Ironically, a large number of privacy minded individuals are using Google Pixels flashed with custom roms (Calyx, Graphene, Lineage, etc)

If not designed specifically for privacy, these Android forks are at the very least not stock Android, and stripped of many anti-privacy features.

This can be accomplished due to the Pixel’s (mostly) unique attribute - a bootloader that can be unlocked and relocked.

I don’t know why Google have allowed their bootloaders this freedom, but I can’t imagine that a company with a reputation for killing anything they touch would allow it to continue for much longer.

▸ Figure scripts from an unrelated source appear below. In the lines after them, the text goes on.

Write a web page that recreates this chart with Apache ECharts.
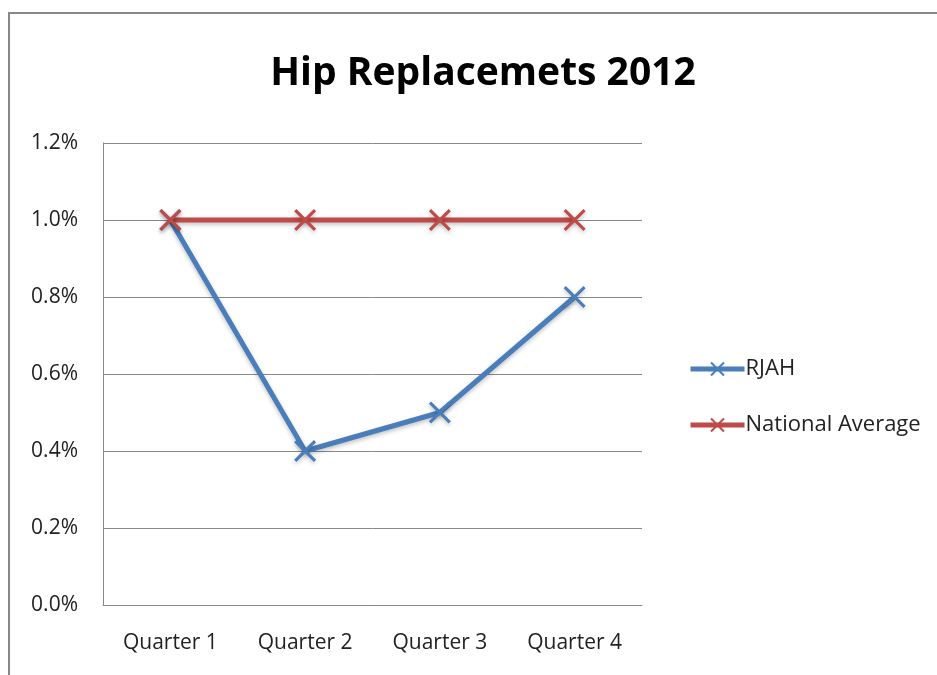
<!DOCTYPE html>
<html><head><meta charset="utf-8">
<script src="https://cdn.jsdelivr.net/npm/echarts@6/dist/echarts.min.js"></script>
<style>html,body{margin:0;padding:0;background:#fff}#c{width:937px;height:675px}</style>
</head><body><div id="c"></div>
<script>
const categories = ['Quarter 1', 'Quarter 2', 'Quarter 3', 'Quarter 4'];
const rjah = [0.010, 0.004, 0.005, 0.008];
const nationalAverage = [0.010, 0.010, 0.010, 0.010];
const yTicks = [0, 0.002, 0.004, 0.006, 0.008, 0.010, 0.012];

const FONT = '"Open Sans", sans-serif';
const X = 'path://M0,1 L1,0 L5,4 L9,0 L10,1 L6,5 L10,9 L9,10 L5,6 L1,10 L0,9 L4,5 Z';
const chart = echarts.init(document.getElementById('c'));
function mk(name, data, color) {
  return {
    name, type: 'line', data,
    symbol: X, symbolSize: 22, showAllSymbol: true,
    lineStyle: { color, width: 5, shadowColor: 'rgba(0,0,0,0.25)', shadowBlur: 4, shadowOffsetY: 2 },
    itemStyle: { color, shadowColor: 'rgba(0,0,0,0.25)', shadowBlur: 4, shadowOffsetY: 2 },
    emphasis: { disabled: true }, animation: false
  };
}
chart.setOption({
  animation: false,
  graphic: [{ type: 'rect', shape: { x: 9, y: 13, width: 1000, height: 1000 }, style: { fill: 'none', stroke: '#888', lineWidth: 2 } }],
  title: { text: 'Hip Replacemets 2012', left: 478, top: 49, textAlign: 'center',
    textStyle: { fontFamily: FONT, fontWeight: 'bold', fontSize: 39, color: '#000' } },
  legend: { orient: 'vertical', left: 683, top: 353, itemWidth: 54, itemHeight: 18, itemGap: 34,
    lineStyle: { width: 5 }, itemStyle: { shadowBlur: 0 },
    textStyle: { fontFamily: FONT, fontSize: 22, color: '#222', padding: [0, 0, 0, -4] },
    data: ['RJAH', 'National Average'] },
  grid: { left: 103, right: 295, top: 143, bottom: 70, containLabel: false },
  xAxis: { type: 'category', data: categories, boundaryGap: true,
    axisLine: { lineStyle: { color: '#888', width: 1 } }, axisTick: { show: false },
    axisLabel: { fontFamily: FONT, fontSize: 21, color: '#222', margin: 28 } },
  yAxis: { type: 'value', min: 0, max: 0.012, interval: 0.002,
    axisLine: { show: true, lineStyle: { color: '#888', width: 1 } }, axisTick: { show: false },
    splitLine: { lineStyle: { color: '#888', width: 1 } },
    axisLabel: { fontFamily: FONT, fontSize: 21, color: '#222', margin: 25,
      formatter: v => (v * 100).toFixed(1) + '%' } },
  series: [mk('RJAH', rjah, '#4A7EBB'), mk('National Average', nationalAverage, '#BE4B48')]
});
</script></body></html>
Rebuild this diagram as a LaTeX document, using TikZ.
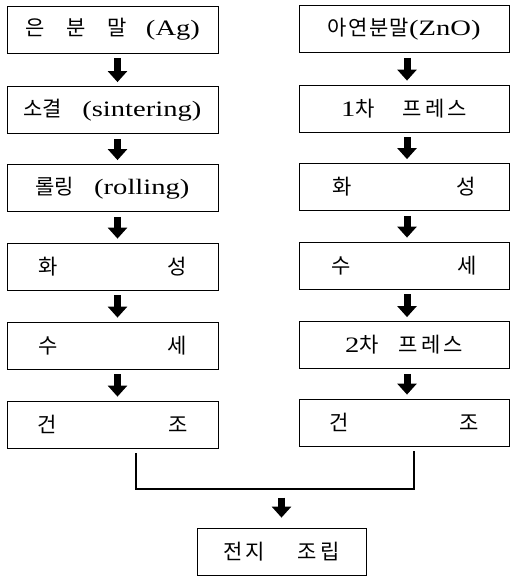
\documentclass[tikz,border=0pt]{standalone}
\usepackage{fontspec}
\setmainfont[FakeStretch=1.3]{Liberation Serif}
\newfontfamily\kr[Scale=0.955]{Noto Sans CJK KR}
\usetikzlibrary{arrows.meta,calc}
\tikzset{
  boxL/.style={draw=black, line width=0.8pt, minimum width=211pt, minimum height=47pt, inner sep=0pt, font=\fontsize{22}{26}\selectfont},
  boxR/.style={boxL, minimum width=210pt},
  boxB/.style={boxL, minimum width=169pt},
  barrow/.style={line width=7pt, -{Triangle[width=19pt,length=11pt]}, shorten <=5pt, shorten >=4pt},
  joinline/.style={line width=2pt},
}
\begin{document}
\begin{tikzpicture}[x=1pt,y=-1pt]
\useasboundingbox (0,0) rectangle (510,576);
% left column
\node[boxL] (L1) at (112.5,29.5) {{\kr 은}\hspace{22pt}{\kr 분}\hspace{22pt}{\kr 말}\hspace{19pt}(Ag)};
\node[boxL] (L2) at (112.5,110) {{\kr 소결}\hspace{20pt}(sintering)};
\node[boxL] (L3) at (112.5,188) {{\kr 롤링}\hspace{20pt}(rolling)};
\node[boxL, text width=149pt] (L4) at (112.5,266.5) {\kr 화\hfill 성\hspace{4pt}};
\node[boxL, text width=149pt] (L5) at (112.5,345.5) {\kr 수\hfill 세\hspace{2pt}};
\node[boxL, text width=151pt] (L6) at (112.5,424.5) {\kr 건\hfill 조\hspace{3pt}};
% right column
\node[boxR] (R1) at (404,29) {{\kr 아}\hspace{1.5pt}{\kr 연}\hspace{1.5pt}{\kr 분}\hspace{1.5pt}{\kr 말}(ZnO)};
\node[boxR] (R2) at (404,108.5) {1{\kr 차}\hspace{28pt}{\kr 프}\hspace{3pt}{\kr 레}\hspace{3pt}{\kr 스}\hspace{12pt}};
\node[boxR, text width=144pt] (R3) at (404,187) {\kr 화\hfill 성\hspace{13pt}};
\node[boxR, text width=145pt] (R4) at (404,265.5) {\kr 수\hfill 세\hspace{12pt}};
\node[boxR] (R5) at (404,345) {2{\kr 차}\hspace{20pt}{\kr 프}\hspace{3pt}{\kr 레}\hspace{3pt}{\kr 스}};
\node[boxR, text width=150pt] (R6) at (404,422.5) {\kr 건\hfill 조};
% bottom
\node[boxB] (B) at (281.5,551.5) {{\kr 전}\hspace{3pt}{\kr 지}\hspace{33pt}{\kr 조}\hspace{3pt}{\kr 립}\hspace{12pt}};
% arrows
\foreach \a/\b in {L1/L2,L2/L3,L3/L4,L4/L5,L5/L6}
  \draw[barrow] ($(\a.south)+(5,0)$) -- ($(\b.north)+(5,0)$);
\foreach \a/\b in {R1/R2,R2/R3,R3/R4,R4/R5,R5/R6}
  \draw[barrow] ($(\a.south)+(3,0)$) -- ($(\b.north)+(3,0)$);
% join
\coordinate (J) at ($(B.north)+(0,-39)$);
\draw[joinline] ($(L6.south)+(23.5,5)$) |- ($(R6.south)+(10,42.5)$) -- ($(R6.south)+(10,4.5)$);
\draw[barrow, shorten <=9pt, shorten >=10pt] (J) -- (B.north);
\end{tikzpicture}
\end{document}
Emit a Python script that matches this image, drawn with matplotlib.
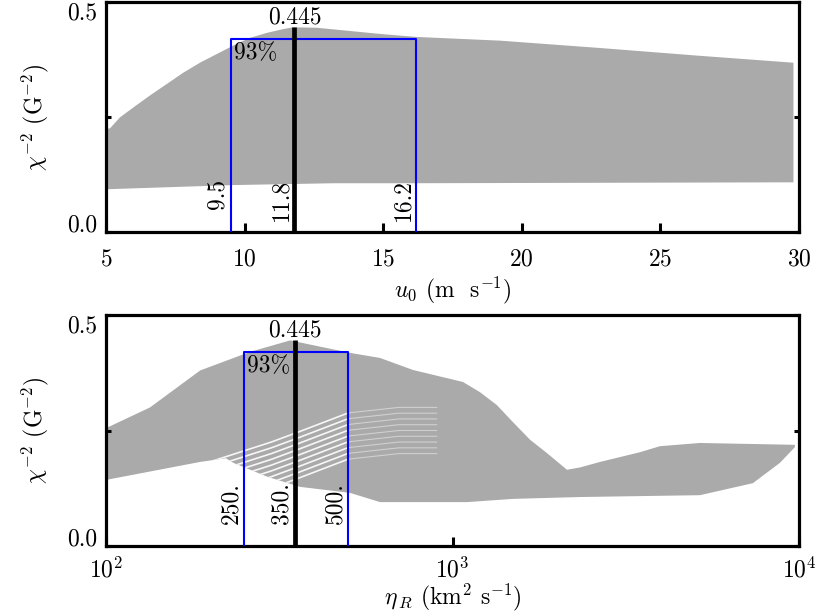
import numpy as np
import matplotlib
matplotlib.use('Agg')
from matplotlib import pyplot as plt

plt.rcParams['font.family'] = 'serif'
plt.rcParams['font.serif'] = ['cmr10', 'DejaVu Serif']
plt.rcParams['mathtext.fontset'] = 'cm'
plt.rcParams['axes.formatter.use_mathtext'] = True

# top panel: u0 envelope of the model cloud
u0_up_x = [5.05, 5.14, 5.5, 5.97, 6.59, 7.2, 7.78, 8.39, 9.0, 9.58, 10.19, 10.81,
           11.39, 11.75, 12.61, 13.8, 14.99, 16.22, 19.21, 22.82, 26.43, 29.8]
u0_up_y = [0.225, 0.225, 0.249, 0.27, 0.297, 0.322, 0.346, 0.368, 0.387, 0.405, 0.422, 0.433,
           0.441, 0.445, 0.444, 0.437, 0.43, 0.424, 0.416, 0.40, 0.383, 0.368]
u0_lo_x = [5.05, 9.58, 13.2, 16.0, 29.8]
u0_lo_y = [0.093, 0.102, 0.106, 0.106, 0.108]

u0_best = 11.8
u0_lo, u0_hi = 9.5, 16.2
u0_labels = ['9.5', '11.8', '16.2']

# bottom panel: eta_R envelope
eta_up_x = [100, 134, 187, 260, 340, 506, 618, 769, 1072, 1200, 1343, 1495, 1674,
            1874, 2140, 2333, 2667, 3476, 3968, 5178, 9730]
eta_up_y = [0.255, 0.30, 0.38, 0.42, 0.445, 0.418, 0.407, 0.381, 0.355, 0.333, 0.305,
            0.268, 0.23, 0.201, 0.165, 0.17, 0.182, 0.203, 0.216, 0.223, 0.219]
eta_lo_x = [100, 187, 222, 233, 292, 363, 506, 618, 1101, 1495, 2333, 5178, 7362,
            8810, 9730]
eta_lo_y = [0.143, 0.182, 0.19, 0.18, 0.15, 0.128, 0.115, 0.095, 0.095, 0.102, 0.106,
            0.11, 0.136, 0.18, 0.214]
# white streaks (gaps between model curves)
eta_gap_x = [205, 300, 360, 500]
eta_gap_y = [0.185, 0.225, 0.247, 0.288]
eta_gap_x2 = [500, 700, 900]
eta_gap_y2 = [0.288, 0.30, 0.30]
eta_gap_off = [0.0, -0.0125, -0.025, -0.0375, -0.05, -0.0625, -0.075, -0.0875, -0.10]

eta_best = 350.
eta_lo, eta_hi = 250., 500.
eta_labels = ['250.', '350.', '500.']

peak = 0.445
box_top = 0.42
fs = 17
gray = '#aaaaaa'

W, H = 831, 616
fig = plt.figure(figsize=(W / 100, H / 100), dpi=100)
ax1 = fig.add_axes([106 / W, 1 - 232 / H, 693 / W, 230 / H])
ax2 = fig.add_axes([106 / W, 1 - 546 / H, 693 / W, 231 / H])


def panel(ax, upx, upy, lox, loy, best, lo, hi, labels, lab_end):
    xs = list(upx) + list(lox)[::-1]
    ys = list(upy) + list(loy)[::-1]
    poly = ax.fill(xs, ys, color=gray, lw=0, zorder=1)[0]
    ax.plot([lo, lo, hi, hi], [0, box_top, box_top, 0], color='#0000ff', lw=1.5, zorder=3)
    ax.plot([best, best], [0, peak], color='black', lw=3.4, zorder=4, solid_capstyle='butt')
    ax.annotate('%.3f' % peak, (best, peak), xytext=(0, 2.5), textcoords='offset points',
                ha='center', va='baseline', fontsize=fs)
    ax.annotate('93%', (lo, box_top), xytext=(2.5, -2), textcoords='offset points',
                ha='left', va='top', fontsize=fs)
    for xv, s in zip([lo, best, hi], labels):
        ax.annotate(s, (xv, lab_end), xytext=(-5, 0), textcoords='offset points',
                    rotation=90, rotation_mode='anchor', ha='right', va='baseline',
                    fontsize=fs)
    ax.set_ylim(0, 0.5)
    ax.set_yticks([0, 0.25, 0.5])
    ax.set_yticklabels(['0.0', '', '0.5'])
    tl = ax.get_yticklabels()
    tl[0].set_va('baseline')
    tl[2].set_va('top')
    ax.tick_params(axis='y', direction='in', length=3.8, width=2.2, left=True, right=True,
                   labelsize=fs, pad=6)
    ax.tick_params(axis='x', direction='in', length=6.5, width=2.2, top=False,
                   labelsize=fs, pad=12)
    for sp in ax.spines.values():
        sp.set_linewidth(2.3)
    ax.set_ylabel(r'$\chi^{-2}$ (G$^{-2}$)', fontsize=fs, labelpad=12)
    return poly


panel(ax1, u0_up_x, u0_up_y, u0_lo_x, u0_lo_y, u0_best, u0_lo, u0_hi, u0_labels, 0.115)
ax1.set_xlim(5, 30)
ax1.set_xticks([5, 10, 15, 20, 25, 30])
ax1.set_xlabel(r'$u_0$ (m  s$^{-1}$)', fontsize=fs, labelpad=3)

p2 = panel(ax2, eta_up_x, eta_up_y, eta_lo_x, eta_lo_y, eta_best, eta_lo, eta_hi, eta_labels, 0.139)
for off in eta_gap_off:
    ln, = ax2.plot(eta_gap_x, np.array(eta_gap_y) + off, color='white', lw=1.2,
                   alpha=0.9, zorder=2)
    ln.set_clip_path(p2)
    ln, = ax2.plot(eta_gap_x2, np.array(eta_gap_y2) + off, color='white', lw=0.8,
                   alpha=0.45, zorder=2)
    ln.set_clip_path(p2)
ax2.set_xscale('log')
ax2.set_xlim(100, 1e4)
ax2.set_xticks([100, 1000, 10000])
ax2.set_xticklabels([r'$10^2$', r'$10^3$', r'$10^4$'])
ax2.tick_params(axis='x', which='minor', bottom=False, top=False)
ax2.tick_params(axis='x', pad=8)
ax2.set_xlabel(r'$\eta_{\,R}$ (km$^2$ s$^{-1}$)', fontsize=fs, labelpad=0)

fig.savefig('out.png', dpi=100)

If/when the day comes that the Pixel is fully locked down, what options are there for privacy enthusiasts to continue using a smartphone, an inherently unprivate device?

Does anyone know of development going into looking at how to unlock bootloaders on any device, opening the door for custom rom flashing to continue?

Are the pinephones, fairphones, etc going to have to ramp up production?

Anything going on in the iphone department allowing for detachment from the Apple ecosystem?

What happens next, really?

  • @beigegull
    link
    21 year ago

    Google benefits significantly from providing developer phones. The whole open source android ecosystem doesn’t work if developers don’t have a device they can flash their own custom kernels on.

    Use by non-developers for privacy is an unintended side effect, but given the difficulty of doing it any negative effects for google aren’t going to matter unless there are some external pressures for hard lockdown (like piracy concerns).